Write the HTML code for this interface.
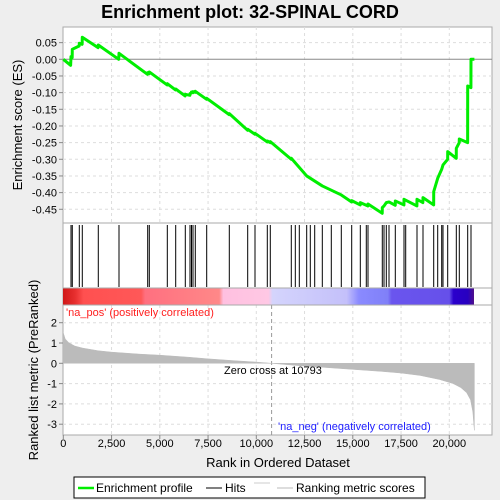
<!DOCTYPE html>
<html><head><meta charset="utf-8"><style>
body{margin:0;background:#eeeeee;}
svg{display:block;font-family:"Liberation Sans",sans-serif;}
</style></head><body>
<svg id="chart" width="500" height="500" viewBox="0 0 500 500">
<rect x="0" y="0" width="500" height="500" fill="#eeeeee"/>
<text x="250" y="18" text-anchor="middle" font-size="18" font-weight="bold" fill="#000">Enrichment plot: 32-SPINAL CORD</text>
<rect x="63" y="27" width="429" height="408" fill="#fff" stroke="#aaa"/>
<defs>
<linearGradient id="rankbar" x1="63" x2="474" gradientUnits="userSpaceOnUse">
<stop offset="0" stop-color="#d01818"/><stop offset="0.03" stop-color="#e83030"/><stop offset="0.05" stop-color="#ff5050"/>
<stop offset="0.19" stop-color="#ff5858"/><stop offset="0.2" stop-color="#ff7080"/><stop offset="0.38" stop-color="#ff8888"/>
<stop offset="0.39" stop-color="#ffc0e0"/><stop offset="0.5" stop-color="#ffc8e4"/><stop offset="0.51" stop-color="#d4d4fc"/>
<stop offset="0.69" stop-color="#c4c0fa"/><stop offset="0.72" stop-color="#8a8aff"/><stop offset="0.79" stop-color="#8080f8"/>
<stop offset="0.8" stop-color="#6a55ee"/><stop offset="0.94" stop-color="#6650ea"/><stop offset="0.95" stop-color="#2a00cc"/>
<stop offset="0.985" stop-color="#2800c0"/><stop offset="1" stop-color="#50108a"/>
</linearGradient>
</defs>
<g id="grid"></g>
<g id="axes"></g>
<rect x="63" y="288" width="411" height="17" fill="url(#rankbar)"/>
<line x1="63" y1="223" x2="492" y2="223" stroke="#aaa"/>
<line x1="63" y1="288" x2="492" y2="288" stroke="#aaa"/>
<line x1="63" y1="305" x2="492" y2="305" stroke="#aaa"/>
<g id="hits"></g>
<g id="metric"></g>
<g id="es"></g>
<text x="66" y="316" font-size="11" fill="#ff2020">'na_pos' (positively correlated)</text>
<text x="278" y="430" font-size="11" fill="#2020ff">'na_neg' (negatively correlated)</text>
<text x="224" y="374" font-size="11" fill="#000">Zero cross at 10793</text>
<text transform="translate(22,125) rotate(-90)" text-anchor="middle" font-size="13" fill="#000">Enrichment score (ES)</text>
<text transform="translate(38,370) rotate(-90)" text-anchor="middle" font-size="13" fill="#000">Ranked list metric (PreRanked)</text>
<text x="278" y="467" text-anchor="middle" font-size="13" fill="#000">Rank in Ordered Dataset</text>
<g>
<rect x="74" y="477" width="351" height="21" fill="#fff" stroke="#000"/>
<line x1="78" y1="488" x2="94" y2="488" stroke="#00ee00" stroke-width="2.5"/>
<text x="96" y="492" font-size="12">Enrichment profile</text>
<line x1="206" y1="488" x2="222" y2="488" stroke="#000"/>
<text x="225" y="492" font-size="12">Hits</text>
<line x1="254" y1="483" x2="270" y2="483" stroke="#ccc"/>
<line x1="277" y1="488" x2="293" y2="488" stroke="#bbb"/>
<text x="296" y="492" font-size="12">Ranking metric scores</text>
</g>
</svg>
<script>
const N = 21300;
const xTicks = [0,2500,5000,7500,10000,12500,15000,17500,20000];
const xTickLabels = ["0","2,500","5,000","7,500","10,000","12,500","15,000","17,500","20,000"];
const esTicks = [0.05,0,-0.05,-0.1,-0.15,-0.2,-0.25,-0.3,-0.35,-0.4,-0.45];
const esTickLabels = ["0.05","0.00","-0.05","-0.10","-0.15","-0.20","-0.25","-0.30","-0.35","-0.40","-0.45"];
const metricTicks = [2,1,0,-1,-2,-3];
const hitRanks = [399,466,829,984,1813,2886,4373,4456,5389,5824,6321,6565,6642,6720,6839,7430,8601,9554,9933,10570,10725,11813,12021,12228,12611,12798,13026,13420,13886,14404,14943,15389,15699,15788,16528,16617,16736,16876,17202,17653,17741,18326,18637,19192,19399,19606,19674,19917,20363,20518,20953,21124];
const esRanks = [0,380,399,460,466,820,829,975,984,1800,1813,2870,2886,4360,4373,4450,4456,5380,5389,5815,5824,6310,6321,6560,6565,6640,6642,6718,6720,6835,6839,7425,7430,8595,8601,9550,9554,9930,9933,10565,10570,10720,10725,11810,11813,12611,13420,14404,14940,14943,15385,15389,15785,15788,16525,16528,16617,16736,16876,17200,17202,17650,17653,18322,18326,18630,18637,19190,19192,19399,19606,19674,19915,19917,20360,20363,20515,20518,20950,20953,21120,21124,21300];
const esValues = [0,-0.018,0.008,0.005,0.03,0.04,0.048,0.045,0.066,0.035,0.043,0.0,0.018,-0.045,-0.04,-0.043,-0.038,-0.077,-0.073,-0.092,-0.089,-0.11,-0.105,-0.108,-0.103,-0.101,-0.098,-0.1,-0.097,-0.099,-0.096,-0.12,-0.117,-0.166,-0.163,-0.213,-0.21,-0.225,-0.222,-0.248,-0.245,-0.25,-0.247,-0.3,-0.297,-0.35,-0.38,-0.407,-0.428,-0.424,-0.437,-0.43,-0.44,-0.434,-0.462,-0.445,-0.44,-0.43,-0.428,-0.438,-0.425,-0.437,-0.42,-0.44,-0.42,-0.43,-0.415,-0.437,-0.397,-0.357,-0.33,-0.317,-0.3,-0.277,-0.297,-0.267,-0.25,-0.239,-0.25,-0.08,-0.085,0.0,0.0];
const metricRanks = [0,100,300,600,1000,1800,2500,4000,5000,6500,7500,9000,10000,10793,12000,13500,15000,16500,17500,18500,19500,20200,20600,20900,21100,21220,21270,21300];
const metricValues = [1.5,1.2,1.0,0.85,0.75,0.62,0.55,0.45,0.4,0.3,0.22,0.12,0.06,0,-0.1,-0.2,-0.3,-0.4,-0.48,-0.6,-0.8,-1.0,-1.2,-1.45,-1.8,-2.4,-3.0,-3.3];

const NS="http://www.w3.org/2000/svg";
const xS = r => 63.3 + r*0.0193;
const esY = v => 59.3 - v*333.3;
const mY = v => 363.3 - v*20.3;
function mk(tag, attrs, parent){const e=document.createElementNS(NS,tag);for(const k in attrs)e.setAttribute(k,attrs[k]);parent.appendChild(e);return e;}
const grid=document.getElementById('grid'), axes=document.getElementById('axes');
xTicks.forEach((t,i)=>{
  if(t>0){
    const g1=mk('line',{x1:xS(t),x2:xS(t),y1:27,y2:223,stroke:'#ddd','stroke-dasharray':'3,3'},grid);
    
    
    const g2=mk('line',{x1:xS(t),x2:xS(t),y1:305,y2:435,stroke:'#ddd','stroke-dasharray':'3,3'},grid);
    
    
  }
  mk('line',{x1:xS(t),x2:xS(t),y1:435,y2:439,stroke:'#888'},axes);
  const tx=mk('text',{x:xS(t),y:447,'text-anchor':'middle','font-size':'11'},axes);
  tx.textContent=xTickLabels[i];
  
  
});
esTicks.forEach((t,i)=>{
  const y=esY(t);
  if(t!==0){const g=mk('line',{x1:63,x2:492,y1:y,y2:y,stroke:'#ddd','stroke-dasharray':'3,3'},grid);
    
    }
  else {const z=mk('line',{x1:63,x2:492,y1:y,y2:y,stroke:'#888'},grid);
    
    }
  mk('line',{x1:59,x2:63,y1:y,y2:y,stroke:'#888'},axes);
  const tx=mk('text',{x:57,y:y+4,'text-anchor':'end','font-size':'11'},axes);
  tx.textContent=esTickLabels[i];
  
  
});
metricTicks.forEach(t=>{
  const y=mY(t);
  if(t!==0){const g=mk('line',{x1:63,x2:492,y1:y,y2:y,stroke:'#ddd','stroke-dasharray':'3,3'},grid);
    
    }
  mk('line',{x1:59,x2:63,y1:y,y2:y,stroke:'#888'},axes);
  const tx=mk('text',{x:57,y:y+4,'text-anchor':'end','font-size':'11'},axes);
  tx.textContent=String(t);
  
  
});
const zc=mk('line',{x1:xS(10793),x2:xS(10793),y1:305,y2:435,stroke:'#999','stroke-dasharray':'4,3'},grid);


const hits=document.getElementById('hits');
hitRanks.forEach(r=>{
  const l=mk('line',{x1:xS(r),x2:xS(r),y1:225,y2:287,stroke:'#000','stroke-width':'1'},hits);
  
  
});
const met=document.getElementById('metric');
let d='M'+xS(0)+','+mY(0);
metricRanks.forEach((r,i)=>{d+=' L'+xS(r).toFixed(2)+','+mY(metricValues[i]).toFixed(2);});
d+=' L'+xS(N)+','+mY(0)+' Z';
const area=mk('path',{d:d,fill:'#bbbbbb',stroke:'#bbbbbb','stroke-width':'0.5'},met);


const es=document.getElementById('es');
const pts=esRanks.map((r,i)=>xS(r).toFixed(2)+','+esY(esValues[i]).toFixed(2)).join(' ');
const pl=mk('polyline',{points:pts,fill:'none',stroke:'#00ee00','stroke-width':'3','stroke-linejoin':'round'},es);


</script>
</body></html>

# # #

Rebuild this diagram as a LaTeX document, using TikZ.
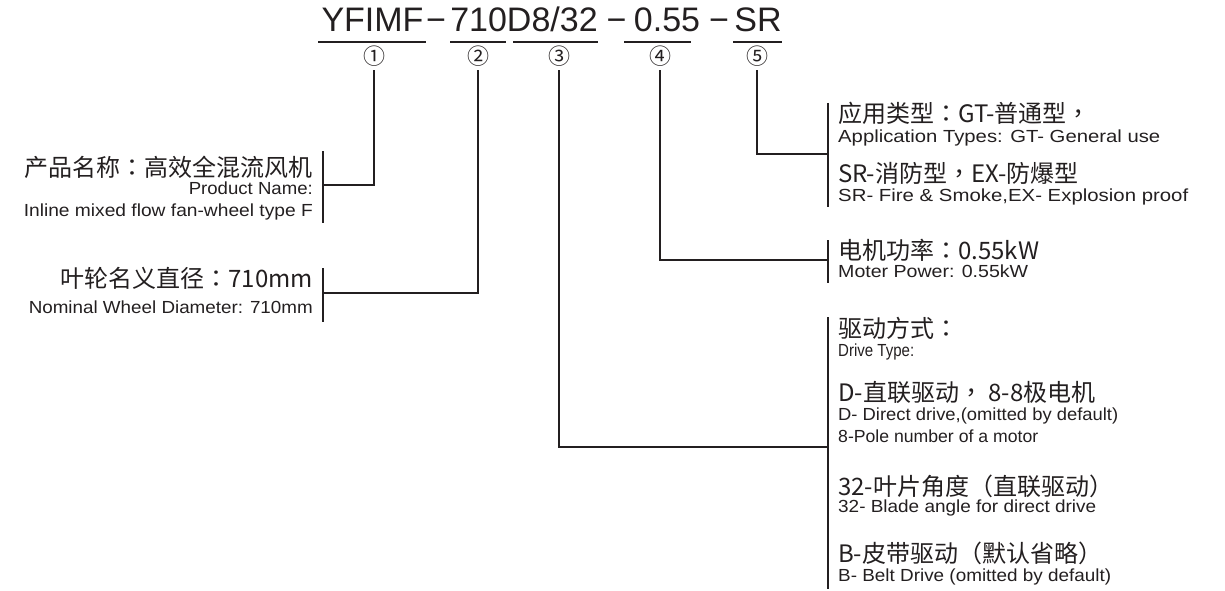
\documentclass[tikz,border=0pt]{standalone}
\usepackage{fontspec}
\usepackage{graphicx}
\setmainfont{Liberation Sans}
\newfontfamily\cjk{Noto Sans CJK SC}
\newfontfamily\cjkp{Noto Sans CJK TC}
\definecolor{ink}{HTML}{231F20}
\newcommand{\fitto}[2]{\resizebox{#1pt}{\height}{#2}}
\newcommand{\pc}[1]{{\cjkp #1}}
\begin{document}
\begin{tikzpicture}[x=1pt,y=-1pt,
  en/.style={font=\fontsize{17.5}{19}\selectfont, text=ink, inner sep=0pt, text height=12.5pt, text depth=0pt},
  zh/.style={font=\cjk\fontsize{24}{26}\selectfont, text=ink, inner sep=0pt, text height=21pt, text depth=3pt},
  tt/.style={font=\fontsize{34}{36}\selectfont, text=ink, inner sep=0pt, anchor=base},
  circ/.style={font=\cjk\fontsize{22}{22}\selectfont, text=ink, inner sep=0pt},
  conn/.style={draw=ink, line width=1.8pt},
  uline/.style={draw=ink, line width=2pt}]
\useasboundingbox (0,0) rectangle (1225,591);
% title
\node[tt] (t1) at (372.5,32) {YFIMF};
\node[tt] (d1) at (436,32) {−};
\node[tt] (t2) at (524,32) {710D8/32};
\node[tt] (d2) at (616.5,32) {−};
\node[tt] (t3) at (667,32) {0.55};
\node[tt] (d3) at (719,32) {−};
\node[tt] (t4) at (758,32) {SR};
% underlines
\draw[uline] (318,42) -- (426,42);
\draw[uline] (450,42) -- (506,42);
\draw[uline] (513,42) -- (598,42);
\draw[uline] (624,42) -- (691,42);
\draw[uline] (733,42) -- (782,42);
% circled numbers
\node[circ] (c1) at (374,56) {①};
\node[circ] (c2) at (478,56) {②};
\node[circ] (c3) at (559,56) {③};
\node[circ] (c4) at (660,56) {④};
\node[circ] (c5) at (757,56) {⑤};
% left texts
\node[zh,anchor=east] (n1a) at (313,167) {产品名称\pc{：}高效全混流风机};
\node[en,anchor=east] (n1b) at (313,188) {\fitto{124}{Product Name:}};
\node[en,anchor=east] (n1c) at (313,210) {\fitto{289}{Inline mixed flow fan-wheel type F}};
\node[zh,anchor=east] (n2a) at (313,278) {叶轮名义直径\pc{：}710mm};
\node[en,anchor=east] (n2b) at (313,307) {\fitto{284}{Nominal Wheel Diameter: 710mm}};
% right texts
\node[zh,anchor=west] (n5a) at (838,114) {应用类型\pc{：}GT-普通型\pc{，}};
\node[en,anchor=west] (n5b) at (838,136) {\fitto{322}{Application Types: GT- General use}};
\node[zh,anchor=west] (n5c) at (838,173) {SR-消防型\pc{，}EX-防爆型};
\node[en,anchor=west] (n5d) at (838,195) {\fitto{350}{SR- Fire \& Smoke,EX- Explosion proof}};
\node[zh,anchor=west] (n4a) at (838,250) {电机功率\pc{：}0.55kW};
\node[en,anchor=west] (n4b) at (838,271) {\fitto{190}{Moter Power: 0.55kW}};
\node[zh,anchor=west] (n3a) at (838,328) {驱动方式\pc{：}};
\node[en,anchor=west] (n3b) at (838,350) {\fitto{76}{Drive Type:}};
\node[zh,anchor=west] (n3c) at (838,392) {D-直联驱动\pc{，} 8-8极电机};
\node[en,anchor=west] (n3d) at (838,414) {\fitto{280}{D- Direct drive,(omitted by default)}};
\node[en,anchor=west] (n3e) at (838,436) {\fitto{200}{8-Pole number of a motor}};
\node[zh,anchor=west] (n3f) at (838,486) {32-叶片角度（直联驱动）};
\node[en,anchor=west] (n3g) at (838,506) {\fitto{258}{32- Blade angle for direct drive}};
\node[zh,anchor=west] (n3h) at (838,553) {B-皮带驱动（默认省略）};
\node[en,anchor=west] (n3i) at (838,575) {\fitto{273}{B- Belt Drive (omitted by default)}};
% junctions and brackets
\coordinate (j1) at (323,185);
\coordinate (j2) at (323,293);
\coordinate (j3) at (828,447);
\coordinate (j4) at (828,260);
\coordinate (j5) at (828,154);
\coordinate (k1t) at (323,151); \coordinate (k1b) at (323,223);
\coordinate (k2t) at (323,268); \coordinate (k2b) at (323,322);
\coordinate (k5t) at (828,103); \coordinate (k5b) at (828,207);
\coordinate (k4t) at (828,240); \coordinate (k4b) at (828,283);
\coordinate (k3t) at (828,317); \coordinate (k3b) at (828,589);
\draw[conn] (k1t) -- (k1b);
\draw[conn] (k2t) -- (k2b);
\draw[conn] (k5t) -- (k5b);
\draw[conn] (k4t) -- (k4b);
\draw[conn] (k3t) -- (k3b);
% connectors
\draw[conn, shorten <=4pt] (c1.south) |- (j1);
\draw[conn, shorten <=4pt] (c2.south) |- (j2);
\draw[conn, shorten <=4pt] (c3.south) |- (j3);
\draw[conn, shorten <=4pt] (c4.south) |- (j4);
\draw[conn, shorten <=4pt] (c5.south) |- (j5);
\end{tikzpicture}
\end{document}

# # #

-- EXERCISE AIM --
Pick out and copy the lines of the entries that hold the string "this".

-- WORKED SOLUTION --
Write the HTML code for this interface.
Rebuild this diagram as a LaTeX document, using TikZ.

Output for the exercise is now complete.